An amusing asymmetry in historical studies occurred with the November publications of “The Iron Curtain” by historian Anne Applebaum and “The Untold History of the United States” and its companion eight-part miniseries by historian Peter Kuznick and Oscar-winning director and screenwriter Oliver Stone — amusing because the former is a diligently researched work by a Pulitzer Prize-winning historian while the latter is a revisionist fever dream by the loudest, most paranoid customer in Hollywood’s head shop.
To be fair, your reviewer has read Applebaum’s book and has only viewed the first four episodes of Stone and Kuznick’s Showtime series. But, after reading Applebaum’s “Gulag,” for which she won the aforementioned and well-deserved Pulitzer, and suffering through four hours of Untold History, it’s clear which of the new books should be taken seriously as history and which one would be more appropriately used merely as a doorstop.

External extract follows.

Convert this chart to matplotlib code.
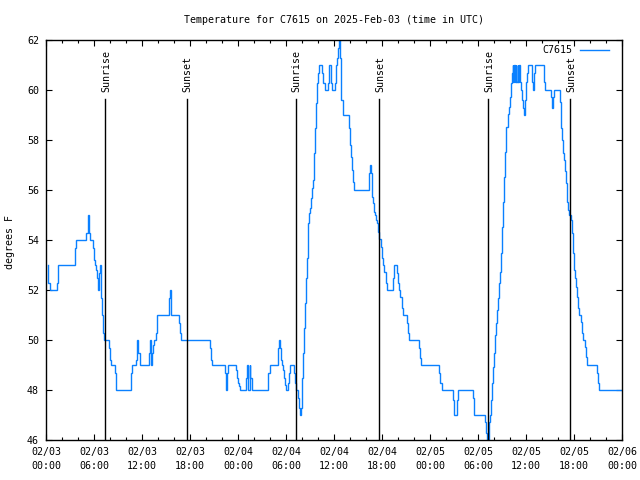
import matplotlib
matplotlib.use("Agg")
import matplotlib.pyplot as plt
from matplotlib.ticker import FixedLocator, MultipleLocator

# ---------------- data (hours since 2025-02-03 00:00 UTC, degrees F) ----------------
hours = [
    0.2, 0.3, 0.5, 1.35, 1.5, 3.6, 3.75, 5.04, 5.2, 5.3, 5.37, 5.43, 5.5, 5.9, 6.04, 6.12,
    6.25, 6.37, 6.46, 6.54, 6.62, 6.75, 6.82, 6.92, 7.05, 7.15, 7.25,
    7.85, 8.0, 8.08, 8.6, 8.7, 8.8,
    10.58, 10.7, 11.25, 11.4, 11.55, 11.7,
    12.875, 12.95, 13.1, 13.2, 13.35, 13.5, 13.7, 13.85,
    15.33, 15.42, 15.5, 15.58, 15.67,
    16.58, 16.7, 16.83,
    20.54, 20.62, 20.7,
    22.375, 22.45, 22.5, 22.58, 22.67, 22.75,
    23.8, 23.9, 24.0, 24.1, 24.25,
    25.0, 25.1, 25.2, 25.45, 25.55, 25.7,
    27.8, 27.95,
    29.04, 29.1, 29.3, 29.4, 29.5, 29.6, 29.7, 29.85, 30.0, 30.3, 30.4, 30.5, 31.0, 31.1, 31.25,
    31.54, 31.62, 31.7, 31.875, 31.95, 32.04, 32.125, 32.25, 32.375, 32.46, 32.58, 32.7, 32.79,
    32.92, 33.0, 33.125, 33.29, 33.42,
    33.54, 33.67, 33.79, 33.92, 34.04, 34.17, 34.54, 34.67, 34.83, 35.29, 35.42, 35.58, 35.67,
    35.75, 36.125, 36.21, 36.29, 36.42, 36.5, 36.58, 36.75, 36.83, 36.92, 37.17,
    37.875, 38.0, 38.125, 38.25, 38.4, 38.55,
    40.42, 40.5, 40.6, 40.7, 40.79, 40.92, 41.04, 41.17, 41.3, 41.42, 41.54, 41.67, 41.85, 42.0,
    42.1, 42.3, 42.45, 42.6,
    43.42, 43.55, 43.9, 44.0, 44.1, 44.3, 44.45, 44.55, 44.67,
    45.125, 45.25, 45.4,
    46.67, 46.8, 46.9,
    49.17, 49.3, 49.45,
    50.92, 51.05, 51.42, 51.55,
    53.42, 53.54,
    54.92, 55.0, 55.08, 55.33, 55.42, 55.5, 55.625, 55.75, 55.92, 56.04, 56.17, 56.29, 56.375,
    56.5, 56.62, 56.75, 56.875, 57.0, 57.125, 57.29, 57.42, 57.54, 57.71, 57.92, 58.04, 58.125,
    58.25, 58.33, 58.4, 58.54, 58.6, 58.75, 58.8, 58.96, 59.02, 59.17, 59.23, 59.375, 59.5,
    59.67, 59.79, 59.92, 60.0, 60.1, 60.29, 60.71, 60.8, 60.92, 61.0, 61.125, 62.2, 62.3, 62.42,
    63.125, 63.25, 63.4, 63.5, 64.25, 64.375, 64.5, 64.67, 64.79, 64.92, 65.04, 65.17, 65.29,
    65.42, 65.625, 65.79, 65.92, 66.04, 66.17, 66.29, 66.42, 66.54, 66.67, 66.875, 67.0, 67.17,
    67.375, 67.5, 67.625, 68.92, 69.0, 69.125, 71.9,
]
temps_f = [
    53, 52.3, 52, 52.3, 53, 53.7, 54, 54.3, 54.7, 55, 54.7, 54.3, 54, 53.7, 53.2, 53,
    52.8, 52.5, 52.2, 52, 52.7, 53, 52.5, 51.7, 51, 50.3, 50,
    49.7, 49.2, 49, 48.7, 48.4, 48,
    48.7, 49, 49.2, 50, 49.5, 49,
    49.5, 50, 49, 49.5, 49.8, 50, 50.3, 51,
    51.3, 51.7, 52, 51.3, 51,
    50.7, 50.3, 50,
    49.7, 49.2, 49,
    48.7, 48.3, 48, 48.3, 48.7, 49,
    48.8, 48.5, 48.3, 48.16, 48,
    48.5, 49, 48, 49, 48.5, 48,
    48.7, 49,
    49.7, 50, 49.7, 49.2, 49, 48.8, 48.5, 48.2, 48, 48.3, 48.7, 49, 48.7, 48.3, 48,
    47.7, 47.3, 47, 47.3, 47.7, 48.5, 49.5, 50.5, 51.5, 52.5, 53.3, 54, 54.7,
    55.07, 55.3, 55.7, 56.1, 56.4,
    57.5, 58.5, 59.5, 60.3, 60.7, 61, 60.7, 60.3, 60, 60.3, 61, 60.7, 60.3,
    60, 60.3, 60.7, 61, 61.3, 61.7, 62.1, 61.3, 60.4, 59.6, 59,
    58.5, 57.8, 57.33, 56.8, 56.33, 56,
    56.67, 57, 56.67, 56, 55.73, 55.47, 55.13, 55, 54.8, 54.67, 54.33, 54.03, 53.73, 53.27,
    53, 52.73, 52.27, 52,
    52.5, 53, 52.67, 52.27, 52, 51.73, 51.5, 51.27, 51,
    50.7, 50.27, 50,
    49.67, 49.27, 49,
    48.67, 48.27, 48,
    47.6, 47, 47.6, 48,
    47.67, 47,
    46.73, 46.27, 46, 46.27, 46.73, 47, 47.6, 48.27, 48.93, 49.5, 50.2, 50.7, 51.2,
    51.67, 52.27, 52.73, 53.47, 54.53, 55.53, 56.53, 57.53, 58.53, 59.04, 59.33, 59.73, 60.27,
    60.67, 61, 60.33, 61, 60.33, 61, 60.33, 61, 60.33, 61, 60.33, 60, 59.6,
    59.3, 59, 59.6, 60.33, 60.67, 61, 60.67, 60.33, 60, 60.67, 61, 60.67, 60.33, 60,
    59.73, 59.3, 59.73, 60, 59.53, 58.47, 58, 57.47, 57.2, 56.75, 56.27, 55.53, 55.2,
    55, 54.8, 54.27, 53.47, 52.8, 52.47, 52.13, 51.73, 51.27, 51, 50.73, 50.27, 50,
    49.73, 49.33, 49, 48.67, 48.27, 48, 48,
]

sun_event_hours = [7.4, 17.625, 31.25, 41.67, 55.29, 65.54]
sun_event_labels = ["Sunrise", "Sunset", "Sunrise", "Sunset", "Sunrise", "Sunset"]

xtick_hours = [0, 6, 12, 18, 24, 30, 36, 42, 48, 54, 60, 66, 72]
xtick_labels = [
    "02/03\n00:00", "02/03\n06:00", "02/03\n12:00", "02/03\n18:00",
    "02/04\n00:00", "02/04\n06:00", "02/04\n12:00", "02/04\n18:00",
    "02/05\n00:00", "02/05\n06:00", "02/05\n12:00", "02/05\n18:00",
    "02/06\n00:00",
]
yticks = [46, 48, 50, 52, 54, 56, 58, 60, 62]

title = "Temperature for C7615 on 2025-Feb-03 (time in UTC)"
series_name = "C7615"
ylabel = "degrees F"

# ---------------- drawing ----------------
FONT = "DejaVu Sans Mono"
FS = 7.2
plt.rcParams["font.family"] = FONT
plt.rcParams["font.size"] = FS

fig = plt.figure(figsize=(6.4, 4.8), dpi=100)
ax = fig.add_axes([46 / 640, 40 / 480, 576 / 640, 400 / 480])

ax.plot(hours, temps_f, color="#0a80ff", lw=1.0, drawstyle="steps-post",
        label=series_name, solid_joinstyle="miter", clip_on=True)

line_top = 59.64
for h, lab in zip(sun_event_hours, sun_event_labels):
    ax.plot([h, h], [46, line_top], color="black", lw=1.0)
    ax.text(h + 0.1, 59.92, lab, rotation=90, ha="center", va="bottom",
            fontsize=FS, family=FONT)

ax.set_xlim(0, 72)
ax.set_ylim(46, 62)
ax.xaxis.set_major_locator(FixedLocator(xtick_hours))
ax.set_xticklabels(xtick_labels, linespacing=1.45)
ax.xaxis.set_minor_locator(MultipleLocator(2))
ax.set_yticks(yticks)
ax.set_yticklabels([str(v) for v in yticks])

ax.tick_params(axis="both", which="major", direction="in", length=4, width=0.8,
               top=True, right=True, labelsize=FS, pad=4, colors="black")
ax.tick_params(axis="x", which="minor", direction="in", length=2.2, width=0.8,
               top=True, bottom=True)
ax.tick_params(axis="y", which="major", pad=5)
ax.tick_params(axis="x", which="major", pad=5)
for s in ax.spines.values():
    s.set_linewidth(1.0)
    s.set_color("black")

leg = ax.legend(loc="upper right", frameon=False, markerfirst=False,
                handlelength=2.9, handletextpad=0.7, borderaxespad=0.25,
                bbox_to_anchor=(1 - 7 / 576, 1 + 1 / 400), fontsize=FS)

fig.text(334 / 640, 1 - 20 / 480, title, ha="center", va="center", fontsize=FS)
fig.text(10 / 640, 1 - 242 / 480, ylabel, ha="center", va="center",
         rotation=90, fontsize=FS)

fig.savefig("out.png", dpi=100)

Subtitled “The Crushing of Eastern Europe: 1944-1956,” Applebaum’s “Iron Curtain” relies on a treasure-trove of recently unclassified documents to reveal the expansionist policies of the USSR immediately following World War II. Such new information makes for a compelling argument against the reign of terror of Joseph Stalin and Vyacheslav Molotov and their Eastern European water-carriers in Poland, East Germany and Hungary.
Contrast this with Stone and Kuznick who rely on the same-old, same-old discredited conspiracy nonsense that has been pedaled for decades by Stalinist apologists. Nothing new to view here other than the howler that President Harry Truman’s tough stance against the USSR was based on nothing more than the silly, ersatz-Freudian analysis that Truman’s dad labeled him a “sissy,” his mother told him he was supposed to be a girl, his classmates bullied him for wearing glasses, and he repeatedly owned businesses that went belly-up. These factors, the writers assert, led to what they consider the imperialist Truman Doctrine, the Marshall Plan and 40 years of Cold War.

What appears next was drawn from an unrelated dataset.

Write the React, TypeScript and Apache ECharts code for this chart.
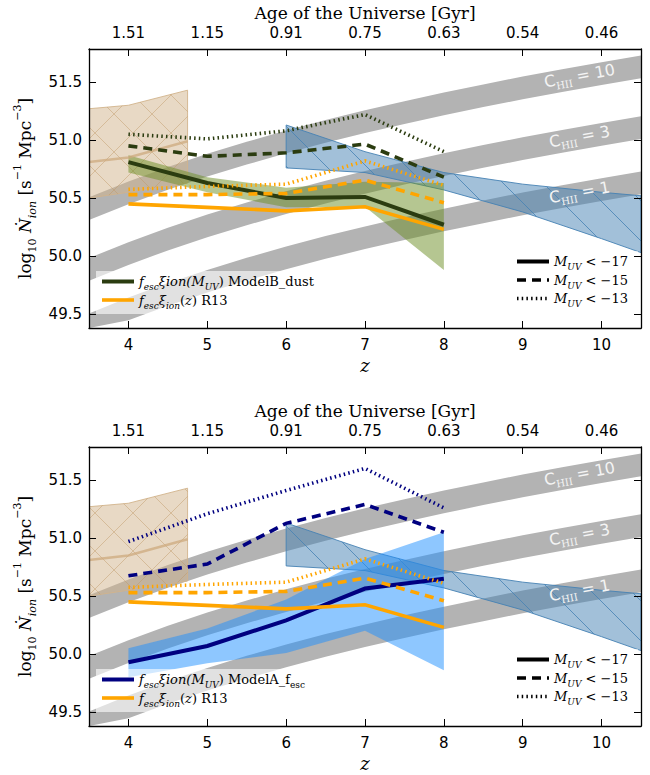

Stalin’s atrocities against his own countrymen and the residents of the USSR-controlled satellite nations, however, receive short shrift. Yes, a passing sentence reminds viewers that Stalin didn’t always play nice, but it’s akin to the Monty Python “Piranha Brothers” sketch wherein the mobster Dinsdale Piranha is excused for nailing Stig O’Tracy’s head to a coffee table because, as the victim explains: “Well he had to, didn't he? I mean there was nothing else he could do, be fair. I had transgressed the unwritten law.”
Funny guys, those Pythons, but a little less-so Stone and Kuznick because millions of real-life individuals and families suffered and died as a result of Stalinist institutionalized practices.
A more complete assessment of “The Untold History of the United States” by Ronald Radosh was published recently in The Weekly Standard. As for Applebaum’s “Iron Curtain,” it serves no justice to this magnificent, original work to simply contrast it with the ramblings of two historical revisionists. Readers can anticipate a more detailed review in the coming days. For now, suffice to say it is to be admired far more as history than what’s been observed thus far on Showtime.